Wednesday, December 8, 2010

Texas: Perry's Clemency Record

Over at Grits for Breakfast, Scott Henson and fine folks are expecting Governor Perry to grant Holiday pardons "like clockwork." But they also provide a great service by showing aggregate data for clemency decisions throughout the entirety of Perry's administration (cases considered, recommendations for clemency and actual grants). In addition, percentages are  reported for recommendations, grants and the overall chance of obtaining clemency.

Altogether, the State's Board of Pardons and Paroles has considered 1,916 cases. The Board has also recommended clemency in 423 of those cases. Governor Perry, however, has only granted clemency in 124 instances.

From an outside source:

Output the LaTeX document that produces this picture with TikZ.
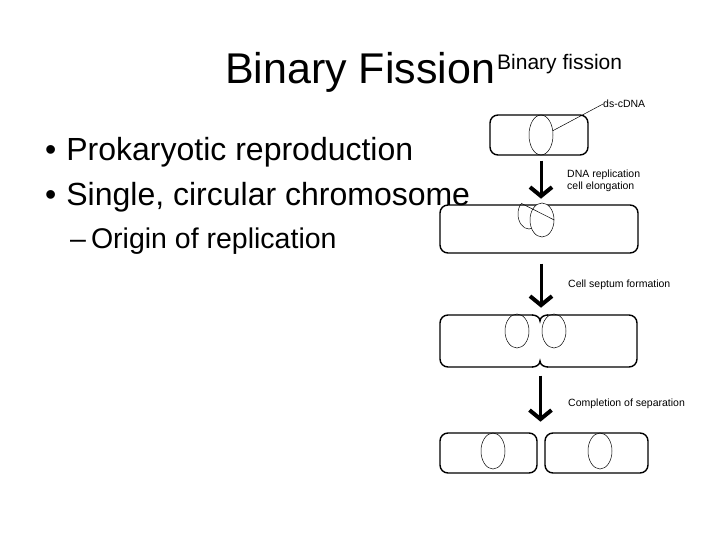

Thus, on average (annually), Rick Perry disagrees with the recommendations of the State's Board a whopping 75 percent of the time. See full post here.


Thomas R. Griffith said...

Here in Texas, the only applicants that are truly considered for Full Pardons – ‘for innocence’ are those: possessing favorable DNA evidence, are on Death Row, were a party in a mass arrests, and/or are currently in custody having a religious group, project or media behind them.

Requirements of applicants seeking a Full Pardon – ‘for innocence’ include getting the three trial officials (Sheriff, D.A. and the Judge of the court) to unanimously agree to provide Letters of Recommendation. The joke is on the applicant due to there being no incentives for these three to agree that their department and staff played a role in a conspiracy involving: a false arrest that resulted in a wrongful conviction.

The seven Board members have no incentives to even open the packets – much less read them thus making the whole process a big joke. Thanks.

Anonymous said...

Wasted tax dollars. How much money and manpower is being wasted to keep records 20 to 40 years old? How many people are unable to get jobs because of the new job market that every employer insists they have a criminal record background check before hiring? How many employers do not even know how to interpret the criminal record for misdemeanors and felonies? What is the point of probation and fines since the item stays with someone forever? It is old antiquated laws that do not protect Texans in getting a clean start and getting employment.